You must have had an angel riding with you.

Leahann said...

By chance I stumbled onto The Daily Coyote. And after spending 2 hours of my workday reading about your experiences with Charlie, I cannot bear another minute without engulfing myself with the details of your Vespa trip. You truely are an inspiration to me. You're remarkable in that I don't even know you and you have made a huge impact on my life. I've always held back out of fear, but I'm not afraid anymore. Thanks to you I have learned to appreciate life more than I ever have. I want to experience everything and live my life to the fullest. I have subscribed to your mailings and look forward to my weekly mailings. Thank you again for everything. This statement transformed my life: "The woman looks at me wistfully from the passenger seat and tells me how brave she thinks I am, that she could never be that brave. I believe she could."
-Leahann, 20 (in a few weeks) CNY

Anonymous said...

I just found your blog for Daily Coyote, and I am now reading about your cross country trip. I think it is truly amazing and wonderful how you live your life.
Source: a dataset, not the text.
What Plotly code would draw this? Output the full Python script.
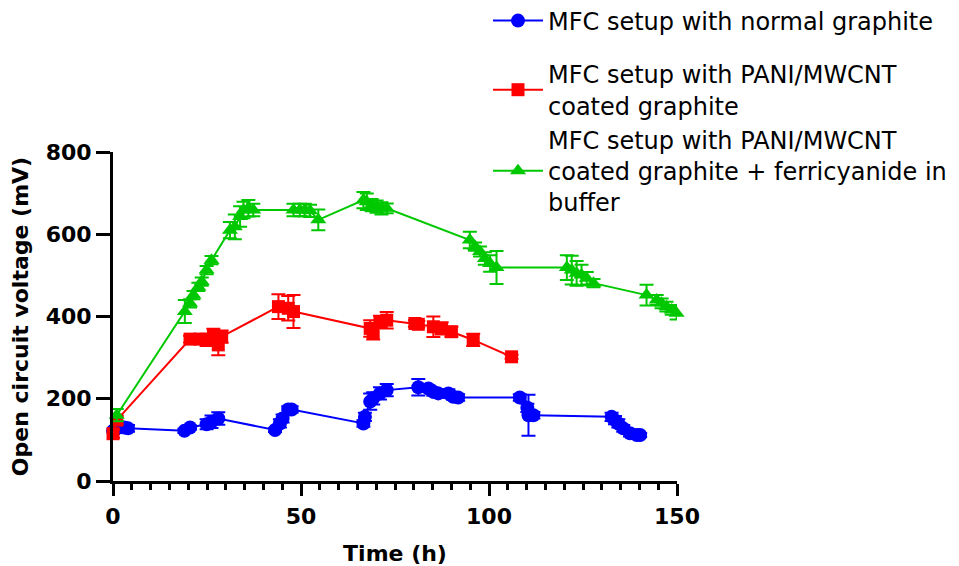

Thank you for sharing parts of your life with us.

-Lola

becky said...

From your blog to watching One Week, I've finally decided to take a road trip myself, with my convertible, from MN to the West coast and back!

Of course, I'm now re-reading your stories, because my mom is freaking out and my best (male) friend is also worried that I'm not even thinking of bringing a weapon of some sort... so I'm looking to your wonderful, inspiring posts to cheer me up again. :)

Don't get me wrong, I appreciate that my friends/family are worried about my safety, but I'm not a person that let's such fear about the unknown take over! Why would I pass over such an adventure, to sit inside my 'safe' condo, unafraid of the outside world?

Like you mentioned, anything could happen to me as I bus home at night after work, in downtown Minneapolis, but me being in my car to a hotel, is somehow less safe?